> GIVEN MATERIAL:
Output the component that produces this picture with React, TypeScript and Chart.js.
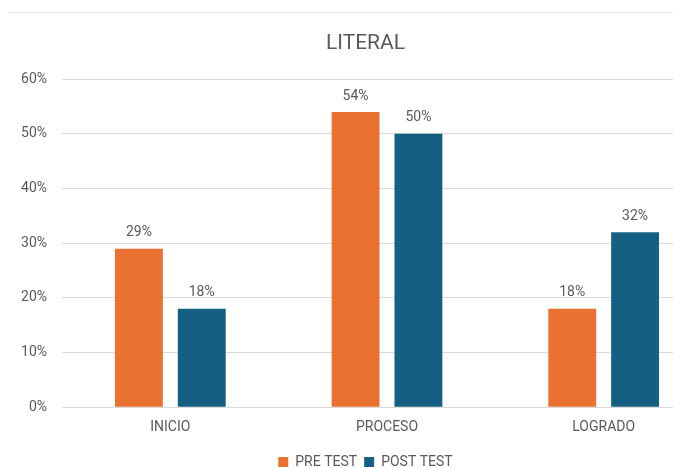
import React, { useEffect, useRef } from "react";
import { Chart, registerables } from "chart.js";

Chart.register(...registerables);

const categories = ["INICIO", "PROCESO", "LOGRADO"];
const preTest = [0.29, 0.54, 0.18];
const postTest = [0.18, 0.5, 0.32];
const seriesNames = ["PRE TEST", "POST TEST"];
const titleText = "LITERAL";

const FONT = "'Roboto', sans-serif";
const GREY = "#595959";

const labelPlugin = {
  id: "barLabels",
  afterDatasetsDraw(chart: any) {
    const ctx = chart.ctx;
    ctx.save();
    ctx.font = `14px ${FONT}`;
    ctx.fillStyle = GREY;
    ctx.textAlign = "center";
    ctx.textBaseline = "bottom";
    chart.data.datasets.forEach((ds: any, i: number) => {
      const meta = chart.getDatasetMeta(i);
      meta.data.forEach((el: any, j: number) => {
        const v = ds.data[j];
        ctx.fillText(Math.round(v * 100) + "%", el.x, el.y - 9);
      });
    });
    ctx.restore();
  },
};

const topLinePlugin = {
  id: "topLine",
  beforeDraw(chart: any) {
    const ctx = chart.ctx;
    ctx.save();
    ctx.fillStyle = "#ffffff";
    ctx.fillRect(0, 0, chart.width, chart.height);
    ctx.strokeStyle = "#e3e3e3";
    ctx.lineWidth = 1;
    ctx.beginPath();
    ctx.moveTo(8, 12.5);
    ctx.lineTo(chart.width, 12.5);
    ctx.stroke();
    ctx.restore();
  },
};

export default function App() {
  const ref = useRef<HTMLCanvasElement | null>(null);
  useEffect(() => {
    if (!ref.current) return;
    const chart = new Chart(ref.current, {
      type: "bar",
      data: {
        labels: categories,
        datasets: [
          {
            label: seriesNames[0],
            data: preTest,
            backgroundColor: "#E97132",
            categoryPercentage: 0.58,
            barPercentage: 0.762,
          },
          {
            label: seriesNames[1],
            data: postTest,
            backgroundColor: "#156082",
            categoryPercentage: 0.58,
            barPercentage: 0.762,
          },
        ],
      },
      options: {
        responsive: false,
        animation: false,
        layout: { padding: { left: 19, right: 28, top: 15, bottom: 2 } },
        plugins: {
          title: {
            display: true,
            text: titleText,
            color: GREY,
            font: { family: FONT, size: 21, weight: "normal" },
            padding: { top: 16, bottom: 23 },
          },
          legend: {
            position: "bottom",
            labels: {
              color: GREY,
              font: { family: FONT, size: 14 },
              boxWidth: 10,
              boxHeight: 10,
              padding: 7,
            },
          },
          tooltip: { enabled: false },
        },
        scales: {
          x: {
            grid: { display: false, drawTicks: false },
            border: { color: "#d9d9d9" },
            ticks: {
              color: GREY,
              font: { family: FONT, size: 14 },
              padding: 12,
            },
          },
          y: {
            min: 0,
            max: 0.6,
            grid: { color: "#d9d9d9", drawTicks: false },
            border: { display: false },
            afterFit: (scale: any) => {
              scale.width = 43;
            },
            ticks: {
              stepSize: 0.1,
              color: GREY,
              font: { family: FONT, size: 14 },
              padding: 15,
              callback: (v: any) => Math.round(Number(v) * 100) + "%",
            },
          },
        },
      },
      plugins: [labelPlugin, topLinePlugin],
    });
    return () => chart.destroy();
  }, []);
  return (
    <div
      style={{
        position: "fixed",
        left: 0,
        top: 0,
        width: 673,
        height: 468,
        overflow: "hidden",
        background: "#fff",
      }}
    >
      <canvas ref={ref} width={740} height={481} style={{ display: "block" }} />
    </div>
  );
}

> EXERCISE GOAL: Leave out the pictures and repeat the lines from the start of the material through the line with "Chart.register(...registerables);", inclusive.

> WRITTEN SOLUTION:
Output the component that produces this picture with React, TypeScript and Chart.js.
import React, { useEffect, useRef } from "react";
import { Chart, registerables } from "chart.js";

Chart.register(...registerables);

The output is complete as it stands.